__Exercise goal__. Output, word for word, every line from the start of the listing down to and including the line that contains "dpImp: 'Improved ISR'"; include nothing else.

__Data extract__.
•••
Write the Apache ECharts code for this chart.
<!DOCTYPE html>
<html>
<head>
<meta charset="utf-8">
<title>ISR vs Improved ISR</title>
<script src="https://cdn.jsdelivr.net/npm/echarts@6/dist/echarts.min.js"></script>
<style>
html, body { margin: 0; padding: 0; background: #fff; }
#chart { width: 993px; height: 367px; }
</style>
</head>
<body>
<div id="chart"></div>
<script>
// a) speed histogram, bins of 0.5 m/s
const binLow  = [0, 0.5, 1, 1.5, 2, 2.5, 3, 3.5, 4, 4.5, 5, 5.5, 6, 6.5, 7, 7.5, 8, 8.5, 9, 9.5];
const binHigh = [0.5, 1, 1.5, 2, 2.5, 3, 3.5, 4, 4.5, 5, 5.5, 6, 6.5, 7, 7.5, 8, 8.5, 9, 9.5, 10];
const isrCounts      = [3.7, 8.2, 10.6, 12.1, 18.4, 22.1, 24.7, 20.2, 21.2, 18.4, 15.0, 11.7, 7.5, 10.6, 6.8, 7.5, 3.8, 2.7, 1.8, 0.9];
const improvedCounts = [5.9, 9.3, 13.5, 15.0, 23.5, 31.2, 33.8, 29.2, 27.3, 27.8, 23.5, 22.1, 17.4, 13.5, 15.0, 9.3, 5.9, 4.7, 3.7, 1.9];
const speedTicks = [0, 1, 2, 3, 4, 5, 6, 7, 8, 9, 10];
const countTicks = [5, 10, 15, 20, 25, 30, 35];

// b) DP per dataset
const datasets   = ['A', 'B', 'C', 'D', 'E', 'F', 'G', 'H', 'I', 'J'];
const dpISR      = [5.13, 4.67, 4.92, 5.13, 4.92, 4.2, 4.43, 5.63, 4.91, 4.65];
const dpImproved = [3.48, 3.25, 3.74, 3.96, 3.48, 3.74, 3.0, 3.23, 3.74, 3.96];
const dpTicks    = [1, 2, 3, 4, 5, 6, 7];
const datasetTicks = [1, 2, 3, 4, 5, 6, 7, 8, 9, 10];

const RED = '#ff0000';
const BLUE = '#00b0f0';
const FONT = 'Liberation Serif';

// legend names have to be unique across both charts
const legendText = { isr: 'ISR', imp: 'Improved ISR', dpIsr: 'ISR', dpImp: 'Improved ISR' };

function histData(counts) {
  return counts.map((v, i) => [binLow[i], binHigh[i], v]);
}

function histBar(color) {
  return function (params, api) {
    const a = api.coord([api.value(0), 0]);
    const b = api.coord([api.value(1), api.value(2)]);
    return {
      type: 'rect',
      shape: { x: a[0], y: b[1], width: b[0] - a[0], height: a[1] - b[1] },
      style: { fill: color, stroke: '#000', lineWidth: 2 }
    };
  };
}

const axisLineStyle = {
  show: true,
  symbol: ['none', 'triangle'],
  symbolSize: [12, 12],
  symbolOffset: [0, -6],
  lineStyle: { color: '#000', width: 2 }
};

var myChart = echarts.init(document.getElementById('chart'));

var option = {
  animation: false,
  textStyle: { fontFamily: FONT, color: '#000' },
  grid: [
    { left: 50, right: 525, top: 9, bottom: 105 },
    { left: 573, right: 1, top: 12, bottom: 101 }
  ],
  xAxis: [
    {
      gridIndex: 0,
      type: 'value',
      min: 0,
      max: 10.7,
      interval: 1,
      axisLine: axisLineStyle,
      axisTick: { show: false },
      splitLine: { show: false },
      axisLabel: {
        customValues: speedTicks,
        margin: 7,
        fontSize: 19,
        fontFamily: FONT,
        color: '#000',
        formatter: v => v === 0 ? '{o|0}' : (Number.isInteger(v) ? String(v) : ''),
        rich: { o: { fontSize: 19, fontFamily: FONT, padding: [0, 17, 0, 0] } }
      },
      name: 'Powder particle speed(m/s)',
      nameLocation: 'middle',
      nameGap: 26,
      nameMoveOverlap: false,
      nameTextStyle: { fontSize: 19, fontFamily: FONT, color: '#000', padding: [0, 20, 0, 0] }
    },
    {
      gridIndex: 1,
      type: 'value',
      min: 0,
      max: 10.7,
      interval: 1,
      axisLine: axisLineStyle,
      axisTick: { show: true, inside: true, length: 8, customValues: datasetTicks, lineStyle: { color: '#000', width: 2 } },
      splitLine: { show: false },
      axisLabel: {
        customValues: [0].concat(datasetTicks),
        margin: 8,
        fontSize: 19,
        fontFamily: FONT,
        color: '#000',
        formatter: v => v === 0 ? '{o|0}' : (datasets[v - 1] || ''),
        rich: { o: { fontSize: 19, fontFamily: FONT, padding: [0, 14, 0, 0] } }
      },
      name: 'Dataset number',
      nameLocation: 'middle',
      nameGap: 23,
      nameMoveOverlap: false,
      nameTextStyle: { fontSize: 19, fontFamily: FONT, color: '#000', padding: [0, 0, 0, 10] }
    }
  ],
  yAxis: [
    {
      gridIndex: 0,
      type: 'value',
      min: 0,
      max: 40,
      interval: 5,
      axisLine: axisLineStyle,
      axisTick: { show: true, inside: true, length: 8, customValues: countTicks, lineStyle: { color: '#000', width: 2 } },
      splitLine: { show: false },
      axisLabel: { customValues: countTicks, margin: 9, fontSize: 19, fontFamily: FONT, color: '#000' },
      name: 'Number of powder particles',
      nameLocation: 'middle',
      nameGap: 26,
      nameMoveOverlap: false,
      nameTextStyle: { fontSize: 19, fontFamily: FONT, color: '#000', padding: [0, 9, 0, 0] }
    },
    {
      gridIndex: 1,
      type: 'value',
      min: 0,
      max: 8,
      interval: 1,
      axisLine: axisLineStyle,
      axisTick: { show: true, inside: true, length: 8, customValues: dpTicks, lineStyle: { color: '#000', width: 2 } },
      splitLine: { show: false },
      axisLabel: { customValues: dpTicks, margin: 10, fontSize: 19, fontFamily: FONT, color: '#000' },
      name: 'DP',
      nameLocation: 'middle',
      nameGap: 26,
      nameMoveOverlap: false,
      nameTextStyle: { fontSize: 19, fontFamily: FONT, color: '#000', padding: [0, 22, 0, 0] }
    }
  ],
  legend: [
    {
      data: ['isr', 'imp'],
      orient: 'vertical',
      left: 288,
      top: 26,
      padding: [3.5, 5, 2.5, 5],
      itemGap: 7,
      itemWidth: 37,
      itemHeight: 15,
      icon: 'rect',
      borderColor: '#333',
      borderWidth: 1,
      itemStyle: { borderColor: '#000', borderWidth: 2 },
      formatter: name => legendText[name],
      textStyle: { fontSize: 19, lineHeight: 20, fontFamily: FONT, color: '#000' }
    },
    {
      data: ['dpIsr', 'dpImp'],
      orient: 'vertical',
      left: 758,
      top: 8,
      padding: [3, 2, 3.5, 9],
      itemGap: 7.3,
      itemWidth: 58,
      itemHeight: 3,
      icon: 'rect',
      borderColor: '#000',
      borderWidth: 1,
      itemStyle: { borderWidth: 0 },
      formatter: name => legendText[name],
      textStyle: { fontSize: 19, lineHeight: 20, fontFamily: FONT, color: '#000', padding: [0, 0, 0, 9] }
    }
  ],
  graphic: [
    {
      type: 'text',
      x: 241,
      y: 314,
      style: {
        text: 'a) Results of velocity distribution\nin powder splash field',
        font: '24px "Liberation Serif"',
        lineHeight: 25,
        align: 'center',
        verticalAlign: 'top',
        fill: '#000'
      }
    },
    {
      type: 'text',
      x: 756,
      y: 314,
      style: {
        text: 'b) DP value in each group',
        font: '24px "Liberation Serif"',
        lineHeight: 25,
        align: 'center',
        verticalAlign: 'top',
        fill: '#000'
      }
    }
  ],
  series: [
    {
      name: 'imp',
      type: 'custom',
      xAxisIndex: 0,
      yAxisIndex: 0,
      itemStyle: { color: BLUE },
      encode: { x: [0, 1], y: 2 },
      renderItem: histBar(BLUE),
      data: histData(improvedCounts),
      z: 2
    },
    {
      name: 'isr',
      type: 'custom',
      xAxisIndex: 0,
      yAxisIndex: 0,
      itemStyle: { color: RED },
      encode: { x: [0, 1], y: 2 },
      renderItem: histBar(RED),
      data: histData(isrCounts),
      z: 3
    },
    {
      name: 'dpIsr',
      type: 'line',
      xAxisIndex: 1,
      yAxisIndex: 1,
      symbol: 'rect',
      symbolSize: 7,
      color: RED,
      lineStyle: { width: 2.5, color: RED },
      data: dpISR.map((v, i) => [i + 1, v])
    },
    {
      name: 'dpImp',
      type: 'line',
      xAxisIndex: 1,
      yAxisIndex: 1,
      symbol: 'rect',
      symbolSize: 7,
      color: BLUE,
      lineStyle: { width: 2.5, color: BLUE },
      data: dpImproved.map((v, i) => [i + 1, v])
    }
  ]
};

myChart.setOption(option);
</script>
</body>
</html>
•••
__Task response__.
Write the Apache ECharts code for this chart.
<!DOCTYPE html>
<html>
<head>
<meta charset="utf-8">
<title>ISR vs Improved ISR</title>
<script src="https://cdn.jsdelivr.net/npm/echarts@6/dist/echarts.min.js"></script>
<style>
html, body { margin: 0; padding: 0; background: #fff; }
#chart { width: 993px; height: 367px; }
</style>
</head>
<body>
<div id="chart"></div>
<script>
// a) speed histogram, bins of 0.5 m/s
const binLow  = [0, 0.5, 1, 1.5, 2, 2.5, 3, 3.5, 4, 4.5, 5, 5.5, 6, 6.5, 7, 7.5, 8, 8.5, 9, 9.5];
const binHigh = [0.5, 1, 1.5, 2, 2.5, 3, 3.5, 4, 4.5, 5, 5.5, 6, 6.5, 7, 7.5, 8, 8.5, 9, 9.5, 10];
const isrCounts      = [3.7, 8.2, 10.6, 12.1, 18.4, 22.1, 24.7, 20.2, 21.2, 18.4, 15.0, 11.7, 7.5, 10.6, 6.8, 7.5, 3.8, 2.7, 1.8, 0.9];
const improvedCounts = [5.9, 9.3, 13.5, 15.0, 23.5, 31.2, 33.8, 29.2, 27.3, 27.8, 23.5, 22.1, 17.4, 13.5, 15.0, 9.3, 5.9, 4.7, 3.7, 1.9];
const speedTicks = [0, 1, 2, 3, 4, 5, 6, 7, 8, 9, 10];
const countTicks = [5, 10, 15, 20, 25, 30, 35];

// b) DP per dataset
const datasets   = ['A', 'B', 'C', 'D', 'E', 'F', 'G', 'H', 'I', 'J'];
const dpISR      = [5.13, 4.67, 4.92, 5.13, 4.92, 4.2, 4.43, 5.63, 4.91, 4.65];
const dpImproved = [3.48, 3.25, 3.74, 3.96, 3.48, 3.74, 3.0, 3.23, 3.74, 3.96];
const dpTicks    = [1, 2, 3, 4, 5, 6, 7];
const datasetTicks = [1, 2, 3, 4, 5, 6, 7, 8, 9, 10];

const RED = '#ff0000';
const BLUE = '#00b0f0';
const FONT = 'Liberation Serif';

// legend names have to be unique across both charts
const legendText = { isr: 'ISR', imp: 'Improved ISR', dpIsr: 'ISR', dpImp: 'Improved ISR' };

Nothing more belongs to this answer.